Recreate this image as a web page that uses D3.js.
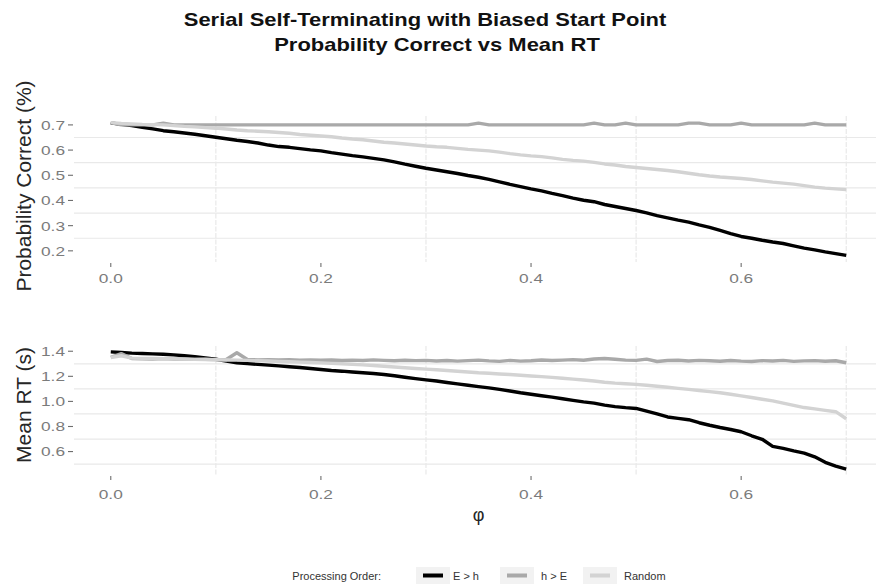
<!DOCTYPE html>
<html>
<head>
<meta charset="utf-8">
<script src="https://cdn.jsdelivr.net/npm/d3@7"></script>
<style>
  body { margin: 0; background: #fff; }
  svg { display: block; font-family: "Liberation Sans", Arial, Helvetica, sans-serif; }
</style>
</head>
<body>
<svg id="chart" width="876" height="585"></svg>
<script>
// Bias parameter phi (x axis)
const phi = [0.00,0.01,0.02,0.03,0.04,0.05,0.06,0.07,0.08,0.09,
             0.10,0.11,0.12,0.13,0.14,0.15,0.16,0.17,0.18,0.19,
             0.20,0.21,0.22,0.23,0.24,0.25,0.26,0.27,0.28,0.29,
             0.30,0.31,0.32,0.33,0.34,0.35,0.36,0.37,0.38,0.39,
             0.40,0.41,0.42,0.43,0.44,0.45,0.46,0.47,0.48,0.49,
             0.50,0.51,0.52,0.53,0.54,0.55,0.56,0.57,0.58,0.59,
             0.60,0.61,0.62,0.63,0.64,0.65,0.66,0.67,0.68,0.69,0.70];

// Processing orders (legend categories)
const orders = ["E > h", "h > E", "Random"];
const orderColors = ["#000000", "#a9a9a9", "#d3d3d3"];

// Probability correct by processing order
const pcEH = [0.708,0.702,0.697,0.690,0.684,0.677,0.673,0.668,0.663,0.657,
              0.651,0.645,0.639,0.634,0.628,0.620,0.614,0.611,0.606,0.601,
              0.597,0.590,0.584,0.578,0.573,0.567,0.561,0.553,0.544,0.536,
              0.528,0.521,0.514,0.507,0.499,0.492,0.484,0.474,0.464,0.455,
              0.446,0.438,0.428,0.419,0.409,0.401,0.395,0.384,0.376,0.368,
              0.360,0.351,0.340,0.331,0.322,0.314,0.303,0.293,0.281,0.268,
              0.257,0.250,0.242,0.235,0.229,0.220,0.211,0.204,0.196,0.189,0.182];
const pcHE = [0.709,0.700,0.700,0.700,0.700,0.707,0.700,0.700,0.700,0.700,
              0.700,0.700,0.700,0.700,0.700,0.700,0.700,0.700,0.700,0.700,
              0.700,0.700,0.700,0.700,0.700,0.700,0.700,0.700,0.700,0.700,
              0.700,0.700,0.700,0.700,0.700,0.707,0.700,0.700,0.700,0.700,
              0.700,0.700,0.700,0.700,0.700,0.700,0.707,0.700,0.700,0.707,
              0.700,0.700,0.700,0.700,0.700,0.707,0.707,0.700,0.700,0.700,
              0.707,0.700,0.700,0.700,0.700,0.700,0.700,0.707,0.700,0.700,0.700];
const pcRD = [0.709,0.706,0.704,0.702,0.701,0.700,0.697,0.694,0.692,0.689,
              0.687,0.684,0.680,0.677,0.675,0.673,0.670,0.667,0.662,0.659,
              0.656,0.653,0.648,0.644,0.641,0.636,0.631,0.628,0.624,0.620,
              0.616,0.613,0.611,0.607,0.603,0.600,0.597,0.592,0.586,0.581,
              0.577,0.574,0.569,0.563,0.559,0.556,0.551,0.545,0.541,0.535,
              0.531,0.527,0.523,0.519,0.514,0.508,0.502,0.497,0.493,0.490,
              0.487,0.483,0.478,0.473,0.469,0.465,0.459,0.453,0.449,0.446,0.443];

// Mean response time (s) by processing order
const rtEH = [1.395,1.390,1.385,1.382,1.379,1.376,1.371,1.364,1.357,1.347,
              1.336,1.321,1.308,1.301,1.295,1.289,1.283,1.276,1.270,1.262,
              1.254,1.246,1.241,1.234,1.228,1.222,1.215,1.205,1.193,1.182,
              1.172,1.163,1.151,1.140,1.129,1.118,1.108,1.096,1.083,1.069,
              1.057,1.045,1.034,1.021,1.008,0.996,0.986,0.970,0.958,0.950,
              0.944,0.922,0.900,0.876,0.865,0.854,0.830,0.810,0.792,0.776,
              0.758,0.726,0.698,0.642,0.625,0.605,0.587,0.558,0.514,0.484,0.460];
const rtHE = [1.352,1.381,1.342,1.340,1.338,1.341,1.337,1.339,1.335,1.336,
              1.333,1.334,1.388,1.334,1.331,1.333,1.330,1.332,1.329,1.331,
              1.328,1.330,1.327,1.329,1.326,1.331,1.327,1.324,1.328,1.325,
              1.327,1.322,1.326,1.321,1.325,1.329,1.323,1.319,1.327,1.321,
              1.324,1.330,1.326,1.329,1.333,1.328,1.338,1.342,1.336,1.329,
              1.327,1.337,1.318,1.326,1.328,1.322,1.327,1.324,1.320,1.326,
              1.321,1.318,1.325,1.322,1.327,1.319,1.323,1.325,1.320,1.324,1.308];
const rtRD = [1.350,1.364,1.345,1.343,1.342,1.340,1.339,1.337,1.335,1.334,
              1.332,1.330,1.329,1.327,1.325,1.322,1.319,1.316,1.313,1.310,
              1.307,1.303,1.300,1.296,1.291,1.286,1.280,1.274,1.268,1.262,
              1.257,1.252,1.246,1.241,1.235,1.229,1.225,1.219,1.214,1.208,
              1.203,1.198,1.192,1.185,1.178,1.171,1.163,1.153,1.146,1.141,
              1.136,1.129,1.121,1.113,1.104,1.096,1.087,1.078,1.069,1.057,
              1.044,1.031,1.017,1.004,0.986,0.968,0.951,0.940,0.929,0.918,0.862];

// Axis breaks
const phiTicks = [0.0, 0.2, 0.4, 0.6];
const pcTicks  = [0.2, 0.3, 0.4, 0.5, 0.6, 0.7];
const rtTicks  = [0.6, 0.8, 1.0, 1.2, 1.4];

const titleLines = ["Serial Self-Terminating with Biased Start Point",
                    "Probability Correct vs Mean RT"];

// ---------------------------------------------------------------------------
const svg = d3.select("#chart");

// 5% padding on each side of the data range
function padded(ext) {
  const m = (ext[1] - ext[0]) * 0.05;
  return [ext[0] - m, ext[1] + m];
}
// Minor breaks halfway between majors, extended while inside the limits
function minorBreaks(major, domain) {
  const step = major[1] - major[0];
  const out = [];
  for (let v = major[0] - step / 2; v <= domain[1] + 1e-9; v += step) {
    if (v >= domain[0] - 1e-9) out.push(+v.toFixed(6));
  }
  return out;
}

const panelLeft = 74, panelRight = 883;
const x = d3.scaleLinear().domain(padded(d3.extent(phi))).range([panelLeft, panelRight]);

const panels = [
  { series: [pcEH, pcHE, pcRD], ticks: pcTicks, top: 116, bottom: 262,
    label: "Probability Correct (%)", labelY: 186, xLabelY: 283 },
  { series: [rtEH, rtHE, rtRD], ticks: rtTicks, top: 346, bottom: 475,
    label: "Mean RT (s)", labelY: 405, xLabelY: 499 }
];

const gridColor = "#e9e9e9";
const tickColor = "#6e6e6e";
const tickText = "#7b7b7b";
const tickSize = 13.5, tickStretch = 1.28;
const fmt = d3.format(".1f");

panels.forEach(p => {
  const all = p.series.flat();
  const y = d3.scaleLinear().domain(padded(d3.extent(all))).range([p.bottom, p.top]);
  const g = svg.append("g");

  // minor grid (horizontal)
  g.selectAll("line.hgrid")
    .data(minorBreaks(p.ticks, y.domain()))
    .join("line")
    .attr("x1", panelLeft).attr("x2", panelRight)
    .attr("y1", d => y(d)).attr("y2", d => y(d))
    .attr("stroke", gridColor).attr("stroke-width", 1.2);

  // minor grid (vertical)
  g.selectAll("line.vgrid")
    .data(minorBreaks(phiTicks, x.domain()))
    .join("line")
    .attr("x1", d => x(d)).attr("x2", d => x(d))
    .attr("y1", p.top).attr("y2", p.bottom)
    .attr("stroke", gridColor).attr("stroke-width", 1.2)
    .attr("stroke-dasharray", "5,1.5");

  // y axis ticks + labels
  const yt = g.append("g");
  yt.selectAll("line")
    .data(p.ticks).join("line")
    .attr("x1", 68).attr("x2", 73)
    .attr("y1", d => y(d)).attr("y2", d => y(d))
    .attr("stroke", tickColor).attr("stroke-width", 1.1);
  yt.selectAll("text")
    .data(p.ticks).join("text")
    .attr("transform", d => `translate(65,${y(d)}) scale(${tickStretch},1)`)
    .attr("dy", "0.36em")
    .attr("text-anchor", "end")
    .attr("font-size", tickSize).attr("fill", tickText)
    .text(d => fmt(d));

  // x axis ticks + labels
  const xt = g.append("g");
  xt.selectAll("line")
    .data(phiTicks).join("line")
    .attr("x1", d => x(d)).attr("x2", d => x(d))
    .attr("y1", p.bottom + 1).attr("y2", p.bottom + 5)
    .attr("stroke", tickColor).attr("stroke-width", 1.1);
  xt.selectAll("text")
    .data(phiTicks).join("text")
    .attr("transform", d => `translate(${x(d)},${p.xLabelY}) scale(${tickStretch},1)`)
    .attr("text-anchor", "middle")
    .attr("font-size", tickSize).attr("fill", tickText)
    .text(d => fmt(d));

  // y axis title
  g.append("text")
    .attr("transform", `translate(31,${p.labelY}) rotate(-90)`)
    .attr("text-anchor", "middle")
    .attr("font-size", 21).attr("fill", "#262626")
    .text(p.label);

  // series lines (drawn in legend order, Random on top)
  const line = d3.line().x((d, i) => x(phi[i])).y(d => y(d));
  p.series.forEach((s, k) => {
    g.append("path")
      .datum(s)
      .attr("d", line)
      .attr("fill", "none")
      .attr("stroke", orderColors[k])
      .attr("stroke-width", 3.4)
      .attr("stroke-linejoin", "round")
      .attr("stroke-linecap", "butt");
  });
});

// x axis title
svg.append("text")
  .attr("x", (panelLeft + panelRight) / 2).attr("y", 521)
  .attr("text-anchor", "middle")
  .attr("font-size", 18).attr("fill", "#262626")
  .text("\u03C6");

// title (two centred lines)
svg.append("g").selectAll("text")
  .data(titleLines).join("text")
  .attr("transform", (d, i) => `translate(${i === 0 ? 425 : 437},${26 + i * 25}) scale(1.22,1)`)
  .attr("text-anchor", "middle")
  .attr("font-size", 18).attr("font-weight", "bold").attr("fill", "#111")
  .text(d => d);

// legend
const legend = svg.append("g").attr("font-size", 11).attr("fill", "#333");
legend.append("text")
  .attr("x", 381).attr("y", 580)
  .attr("text-anchor", "end")
  .text("Processing Order:");
const keyX = [416, 500, 583];
const labX = [453, 541, 624];
orders.forEach((o, k) => {
  legend.append("rect")
    .attr("x", keyX[k]).attr("y", 567)
    .attr("width", 34).attr("height", 17)
    .attr("fill", "#f2f2f2");
  legend.append("line")
    .attr("x1", keyX[k] + 7).attr("x2", keyX[k] + 27)
    .attr("y1", 575.5).attr("y2", 575.5)
    .attr("stroke", orderColors[k]).attr("stroke-width", 4);
  legend.append("text")
    .attr("x", labX[k]).attr("y", 580)
    .text(o);
});
</script>
</body>
</html>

Problem to solve
Reproduce the data above word for word from its first line through the line that holds "0.60,0.61,0.62,0.63,0.64,0.65,0.66,0.67,0.68,0.69,0.70];", both ends included; skip pictures.

The solution
Recreate this image as a web page that uses D3.js.
<!DOCTYPE html>
<html>
<head>
<meta charset="utf-8">
<script src="https://cdn.jsdelivr.net/npm/d3@7"></script>
<style>
  body { margin: 0; background: #fff; }
  svg { display: block; font-family: "Liberation Sans", Arial, Helvetica, sans-serif; }
</style>
</head>
<body>
<svg id="chart" width="876" height="585"></svg>
<script>
// Bias parameter phi (x axis)
const phi = [0.00,0.01,0.02,0.03,0.04,0.05,0.06,0.07,0.08,0.09,
             0.10,0.11,0.12,0.13,0.14,0.15,0.16,0.17,0.18,0.19,
             0.20,0.21,0.22,0.23,0.24,0.25,0.26,0.27,0.28,0.29,
             0.30,0.31,0.32,0.33,0.34,0.35,0.36,0.37,0.38,0.39,
             0.40,0.41,0.42,0.43,0.44,0.45,0.46,0.47,0.48,0.49,
             0.50,0.51,0.52,0.53,0.54,0.55,0.56,0.57,0.58,0.59,
             0.60,0.61,0.62,0.63,0.64,0.65,0.66,0.67,0.68,0.69,0.70];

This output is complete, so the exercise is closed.